(begin)

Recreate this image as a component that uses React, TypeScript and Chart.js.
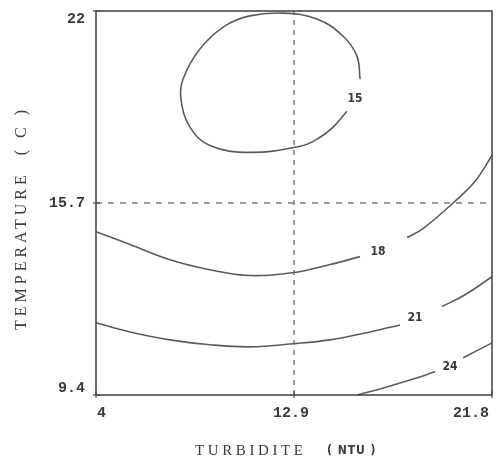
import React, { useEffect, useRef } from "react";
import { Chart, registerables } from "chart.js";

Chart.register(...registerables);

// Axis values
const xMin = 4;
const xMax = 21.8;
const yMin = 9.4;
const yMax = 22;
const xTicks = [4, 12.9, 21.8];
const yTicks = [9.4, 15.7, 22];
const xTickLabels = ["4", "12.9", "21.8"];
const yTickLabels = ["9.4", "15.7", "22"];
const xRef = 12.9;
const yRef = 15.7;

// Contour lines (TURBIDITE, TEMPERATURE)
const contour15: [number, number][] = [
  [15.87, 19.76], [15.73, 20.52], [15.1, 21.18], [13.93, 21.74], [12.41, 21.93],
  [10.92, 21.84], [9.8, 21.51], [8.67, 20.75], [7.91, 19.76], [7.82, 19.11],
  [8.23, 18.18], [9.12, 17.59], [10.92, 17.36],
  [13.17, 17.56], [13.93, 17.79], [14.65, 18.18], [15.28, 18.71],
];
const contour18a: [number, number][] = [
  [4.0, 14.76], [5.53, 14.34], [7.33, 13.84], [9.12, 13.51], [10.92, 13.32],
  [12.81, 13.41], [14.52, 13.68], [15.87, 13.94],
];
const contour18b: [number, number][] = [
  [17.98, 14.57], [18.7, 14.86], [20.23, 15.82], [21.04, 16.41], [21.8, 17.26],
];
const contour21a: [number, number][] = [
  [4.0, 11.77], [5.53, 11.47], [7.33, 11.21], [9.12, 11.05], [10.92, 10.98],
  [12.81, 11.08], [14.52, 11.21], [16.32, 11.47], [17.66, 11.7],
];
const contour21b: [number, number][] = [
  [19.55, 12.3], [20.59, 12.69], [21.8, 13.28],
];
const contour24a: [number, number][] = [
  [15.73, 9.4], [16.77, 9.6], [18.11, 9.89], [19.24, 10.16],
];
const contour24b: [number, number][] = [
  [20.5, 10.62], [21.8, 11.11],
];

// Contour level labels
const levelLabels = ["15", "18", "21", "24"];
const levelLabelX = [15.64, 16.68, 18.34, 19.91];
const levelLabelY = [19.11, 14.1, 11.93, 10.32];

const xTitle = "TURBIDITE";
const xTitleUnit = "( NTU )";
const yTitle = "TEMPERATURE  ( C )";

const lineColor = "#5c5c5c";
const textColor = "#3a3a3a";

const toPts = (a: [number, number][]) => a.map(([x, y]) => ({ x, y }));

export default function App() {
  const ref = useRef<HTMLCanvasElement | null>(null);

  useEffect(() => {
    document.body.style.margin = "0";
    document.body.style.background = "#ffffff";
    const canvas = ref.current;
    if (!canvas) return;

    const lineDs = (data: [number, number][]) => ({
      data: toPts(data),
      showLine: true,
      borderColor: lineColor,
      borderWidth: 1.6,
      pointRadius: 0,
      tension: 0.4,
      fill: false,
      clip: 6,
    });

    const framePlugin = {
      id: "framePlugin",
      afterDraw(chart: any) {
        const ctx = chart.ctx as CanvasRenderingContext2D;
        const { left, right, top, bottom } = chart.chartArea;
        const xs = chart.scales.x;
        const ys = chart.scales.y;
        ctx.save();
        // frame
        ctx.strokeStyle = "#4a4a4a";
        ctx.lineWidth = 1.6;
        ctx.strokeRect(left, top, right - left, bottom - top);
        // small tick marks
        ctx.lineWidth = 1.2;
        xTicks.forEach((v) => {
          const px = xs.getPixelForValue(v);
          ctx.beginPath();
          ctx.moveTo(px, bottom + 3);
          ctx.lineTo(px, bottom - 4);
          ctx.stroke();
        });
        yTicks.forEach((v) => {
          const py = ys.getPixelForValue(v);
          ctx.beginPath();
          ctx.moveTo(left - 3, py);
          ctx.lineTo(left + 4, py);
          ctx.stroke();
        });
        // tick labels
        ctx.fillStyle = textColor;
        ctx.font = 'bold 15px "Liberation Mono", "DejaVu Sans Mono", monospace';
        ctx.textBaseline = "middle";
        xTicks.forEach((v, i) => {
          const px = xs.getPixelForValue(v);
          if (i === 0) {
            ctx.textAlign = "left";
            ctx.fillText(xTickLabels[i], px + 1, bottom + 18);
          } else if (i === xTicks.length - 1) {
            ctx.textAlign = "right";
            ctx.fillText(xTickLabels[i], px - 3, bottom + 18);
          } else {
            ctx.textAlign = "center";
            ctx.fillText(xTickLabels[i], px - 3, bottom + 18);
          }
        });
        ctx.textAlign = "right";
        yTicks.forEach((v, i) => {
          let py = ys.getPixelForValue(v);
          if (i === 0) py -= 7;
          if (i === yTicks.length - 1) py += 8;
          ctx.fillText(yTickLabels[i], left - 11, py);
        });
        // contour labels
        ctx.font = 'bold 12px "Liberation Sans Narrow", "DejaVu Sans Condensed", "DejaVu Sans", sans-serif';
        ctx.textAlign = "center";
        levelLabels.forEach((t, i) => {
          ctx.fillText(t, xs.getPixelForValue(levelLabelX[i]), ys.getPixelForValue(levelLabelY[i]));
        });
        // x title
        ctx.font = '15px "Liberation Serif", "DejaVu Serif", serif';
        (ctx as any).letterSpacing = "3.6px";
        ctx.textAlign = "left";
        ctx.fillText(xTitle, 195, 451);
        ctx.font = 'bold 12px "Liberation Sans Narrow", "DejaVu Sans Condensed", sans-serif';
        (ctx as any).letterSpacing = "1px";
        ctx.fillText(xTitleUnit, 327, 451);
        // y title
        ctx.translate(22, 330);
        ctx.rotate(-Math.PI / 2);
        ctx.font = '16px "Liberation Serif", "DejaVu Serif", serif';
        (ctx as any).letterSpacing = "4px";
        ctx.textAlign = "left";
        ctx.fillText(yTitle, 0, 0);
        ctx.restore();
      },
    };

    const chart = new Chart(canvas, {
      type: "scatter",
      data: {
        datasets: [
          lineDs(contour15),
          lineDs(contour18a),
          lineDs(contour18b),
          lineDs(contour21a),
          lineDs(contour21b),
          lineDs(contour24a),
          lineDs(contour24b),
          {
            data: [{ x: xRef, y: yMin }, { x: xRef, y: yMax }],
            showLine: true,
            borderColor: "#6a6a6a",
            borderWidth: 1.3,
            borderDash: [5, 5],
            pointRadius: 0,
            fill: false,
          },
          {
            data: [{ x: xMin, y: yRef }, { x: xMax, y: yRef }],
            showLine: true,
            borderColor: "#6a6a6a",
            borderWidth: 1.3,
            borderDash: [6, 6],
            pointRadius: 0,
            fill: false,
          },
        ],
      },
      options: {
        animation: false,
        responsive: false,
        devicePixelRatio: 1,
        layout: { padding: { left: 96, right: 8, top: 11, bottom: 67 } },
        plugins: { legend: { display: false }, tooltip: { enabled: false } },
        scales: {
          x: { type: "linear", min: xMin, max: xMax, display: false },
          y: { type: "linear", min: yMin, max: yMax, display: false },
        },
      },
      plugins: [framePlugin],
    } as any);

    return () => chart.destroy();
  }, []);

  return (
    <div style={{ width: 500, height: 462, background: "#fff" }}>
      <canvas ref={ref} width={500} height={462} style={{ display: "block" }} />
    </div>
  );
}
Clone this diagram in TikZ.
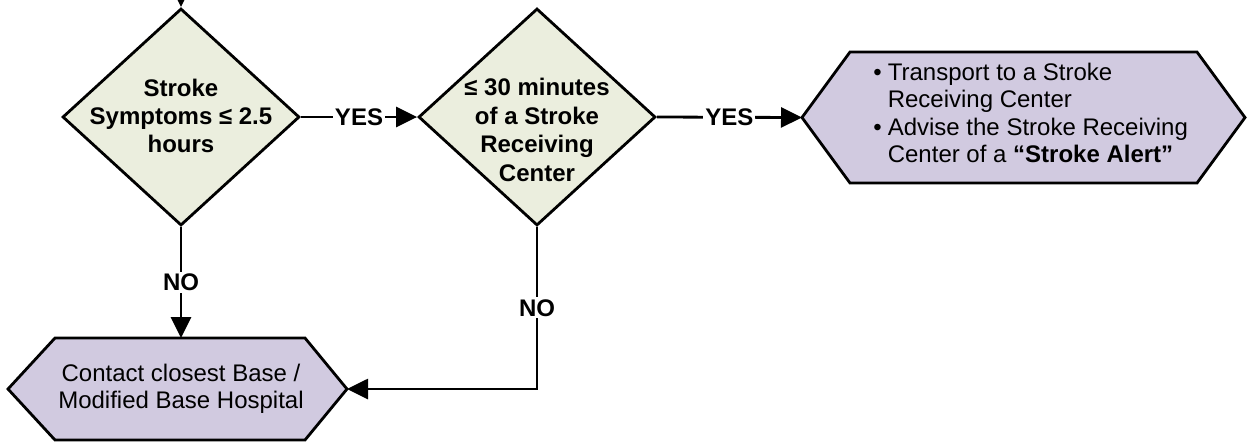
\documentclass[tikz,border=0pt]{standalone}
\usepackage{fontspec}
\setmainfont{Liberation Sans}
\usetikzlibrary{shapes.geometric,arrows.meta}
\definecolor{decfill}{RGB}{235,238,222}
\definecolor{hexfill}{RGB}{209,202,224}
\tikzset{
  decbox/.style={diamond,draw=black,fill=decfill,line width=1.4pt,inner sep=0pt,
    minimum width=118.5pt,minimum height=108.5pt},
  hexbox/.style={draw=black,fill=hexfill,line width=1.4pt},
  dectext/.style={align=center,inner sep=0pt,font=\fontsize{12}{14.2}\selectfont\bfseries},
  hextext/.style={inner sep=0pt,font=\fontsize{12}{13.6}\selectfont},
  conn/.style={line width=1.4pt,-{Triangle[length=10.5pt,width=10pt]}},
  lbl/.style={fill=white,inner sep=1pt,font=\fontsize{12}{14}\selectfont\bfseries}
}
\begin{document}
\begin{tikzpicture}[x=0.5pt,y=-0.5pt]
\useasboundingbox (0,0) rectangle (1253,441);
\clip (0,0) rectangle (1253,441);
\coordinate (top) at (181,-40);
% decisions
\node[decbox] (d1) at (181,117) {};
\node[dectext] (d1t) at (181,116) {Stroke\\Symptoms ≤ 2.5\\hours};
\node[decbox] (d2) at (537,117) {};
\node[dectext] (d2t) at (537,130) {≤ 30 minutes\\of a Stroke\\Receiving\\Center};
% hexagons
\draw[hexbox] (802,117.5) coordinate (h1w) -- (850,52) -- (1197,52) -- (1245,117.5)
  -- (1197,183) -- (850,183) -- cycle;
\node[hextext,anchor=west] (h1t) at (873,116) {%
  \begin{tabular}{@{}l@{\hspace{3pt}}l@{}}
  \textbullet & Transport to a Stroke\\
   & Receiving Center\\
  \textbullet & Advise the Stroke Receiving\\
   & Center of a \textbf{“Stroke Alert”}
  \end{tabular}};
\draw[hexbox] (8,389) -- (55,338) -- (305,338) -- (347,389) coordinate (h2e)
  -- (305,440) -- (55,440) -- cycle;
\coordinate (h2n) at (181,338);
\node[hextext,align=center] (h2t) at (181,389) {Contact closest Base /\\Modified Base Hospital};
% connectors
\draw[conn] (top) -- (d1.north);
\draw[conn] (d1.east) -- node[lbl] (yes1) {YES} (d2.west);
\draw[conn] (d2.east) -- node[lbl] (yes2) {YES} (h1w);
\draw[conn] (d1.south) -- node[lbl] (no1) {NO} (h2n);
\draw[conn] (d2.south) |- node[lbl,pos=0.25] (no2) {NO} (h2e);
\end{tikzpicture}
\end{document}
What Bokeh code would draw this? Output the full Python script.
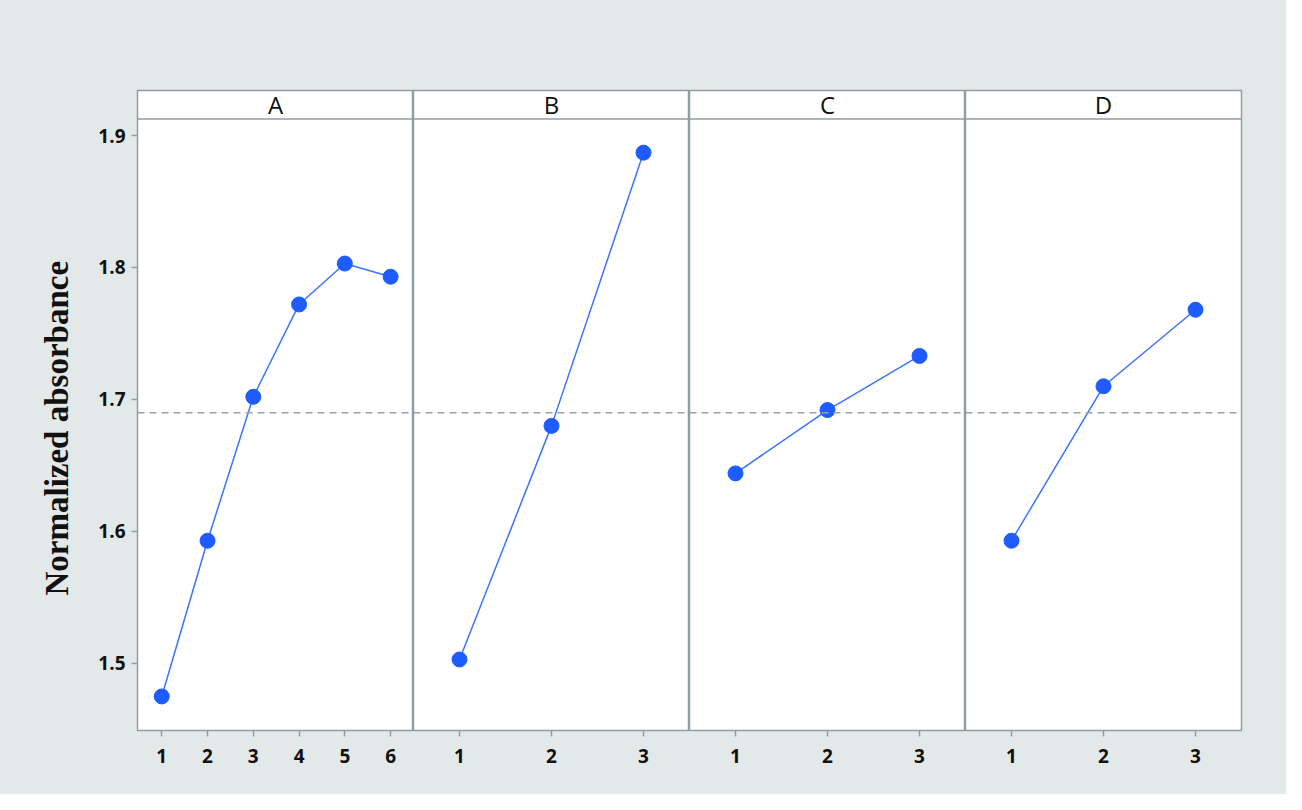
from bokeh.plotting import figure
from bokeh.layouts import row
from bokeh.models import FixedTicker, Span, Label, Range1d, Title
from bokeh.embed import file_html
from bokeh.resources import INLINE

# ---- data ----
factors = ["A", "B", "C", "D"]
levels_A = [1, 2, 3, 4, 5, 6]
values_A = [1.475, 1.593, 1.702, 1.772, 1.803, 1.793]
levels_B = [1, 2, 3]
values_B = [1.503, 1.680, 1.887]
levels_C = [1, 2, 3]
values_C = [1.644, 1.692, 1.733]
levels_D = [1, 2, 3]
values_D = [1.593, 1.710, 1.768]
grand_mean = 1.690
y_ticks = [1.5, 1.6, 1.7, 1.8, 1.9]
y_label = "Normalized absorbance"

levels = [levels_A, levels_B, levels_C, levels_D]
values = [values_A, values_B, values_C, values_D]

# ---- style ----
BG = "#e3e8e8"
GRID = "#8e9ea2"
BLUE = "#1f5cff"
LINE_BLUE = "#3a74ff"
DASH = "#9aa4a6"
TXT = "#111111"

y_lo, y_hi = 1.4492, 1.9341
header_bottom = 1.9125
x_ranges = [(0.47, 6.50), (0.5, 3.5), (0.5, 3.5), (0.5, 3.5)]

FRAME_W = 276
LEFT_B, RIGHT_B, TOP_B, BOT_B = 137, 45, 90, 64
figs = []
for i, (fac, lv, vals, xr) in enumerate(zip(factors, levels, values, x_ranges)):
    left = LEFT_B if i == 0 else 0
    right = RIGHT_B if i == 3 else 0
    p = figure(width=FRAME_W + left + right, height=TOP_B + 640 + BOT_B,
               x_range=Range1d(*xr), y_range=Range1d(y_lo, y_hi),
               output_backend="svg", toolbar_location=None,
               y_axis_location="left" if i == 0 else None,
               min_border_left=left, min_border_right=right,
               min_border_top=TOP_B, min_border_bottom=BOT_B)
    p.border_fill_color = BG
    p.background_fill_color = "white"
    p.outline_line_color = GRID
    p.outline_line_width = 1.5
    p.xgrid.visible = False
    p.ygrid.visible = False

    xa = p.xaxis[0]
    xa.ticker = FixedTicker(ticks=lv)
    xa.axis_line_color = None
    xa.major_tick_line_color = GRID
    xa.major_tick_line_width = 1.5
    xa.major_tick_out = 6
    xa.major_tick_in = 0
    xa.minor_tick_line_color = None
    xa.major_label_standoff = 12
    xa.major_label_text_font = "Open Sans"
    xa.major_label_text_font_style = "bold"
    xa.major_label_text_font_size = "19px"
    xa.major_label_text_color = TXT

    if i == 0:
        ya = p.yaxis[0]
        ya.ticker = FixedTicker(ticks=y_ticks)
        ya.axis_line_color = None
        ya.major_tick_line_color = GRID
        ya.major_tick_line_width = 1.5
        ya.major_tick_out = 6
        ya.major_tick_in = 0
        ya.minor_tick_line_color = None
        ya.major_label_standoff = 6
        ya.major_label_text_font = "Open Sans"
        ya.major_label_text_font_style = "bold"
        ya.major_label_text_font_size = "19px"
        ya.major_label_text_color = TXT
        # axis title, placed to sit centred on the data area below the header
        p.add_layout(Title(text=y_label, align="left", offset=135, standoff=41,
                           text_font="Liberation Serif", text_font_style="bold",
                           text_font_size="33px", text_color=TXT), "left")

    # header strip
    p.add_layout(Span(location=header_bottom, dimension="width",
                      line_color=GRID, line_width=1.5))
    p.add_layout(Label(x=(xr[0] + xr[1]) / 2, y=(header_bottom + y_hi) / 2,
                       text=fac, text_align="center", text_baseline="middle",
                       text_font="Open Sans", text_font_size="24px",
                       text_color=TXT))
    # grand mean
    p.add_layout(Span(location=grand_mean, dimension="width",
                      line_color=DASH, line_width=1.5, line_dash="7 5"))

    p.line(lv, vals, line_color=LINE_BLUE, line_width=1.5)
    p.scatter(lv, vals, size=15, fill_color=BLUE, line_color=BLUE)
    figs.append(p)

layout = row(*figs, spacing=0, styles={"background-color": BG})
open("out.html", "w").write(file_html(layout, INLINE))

(end)

**GIVEN PROBLEM:**
Quote the lines above exactly, starting with the one that has "What Bokeh code" and ending with the one that has "from bokeh.resources import INLINE"; drop the pictures and include nothing else.

**ANSWER TO THE EXERCISE:**
What Bokeh code would draw this? Output the full Python script.
from bokeh.plotting import figure
from bokeh.layouts import row
from bokeh.models import FixedTicker, Span, Label, Range1d, Title
from bokeh.embed import file_html
from bokeh.resources import INLINE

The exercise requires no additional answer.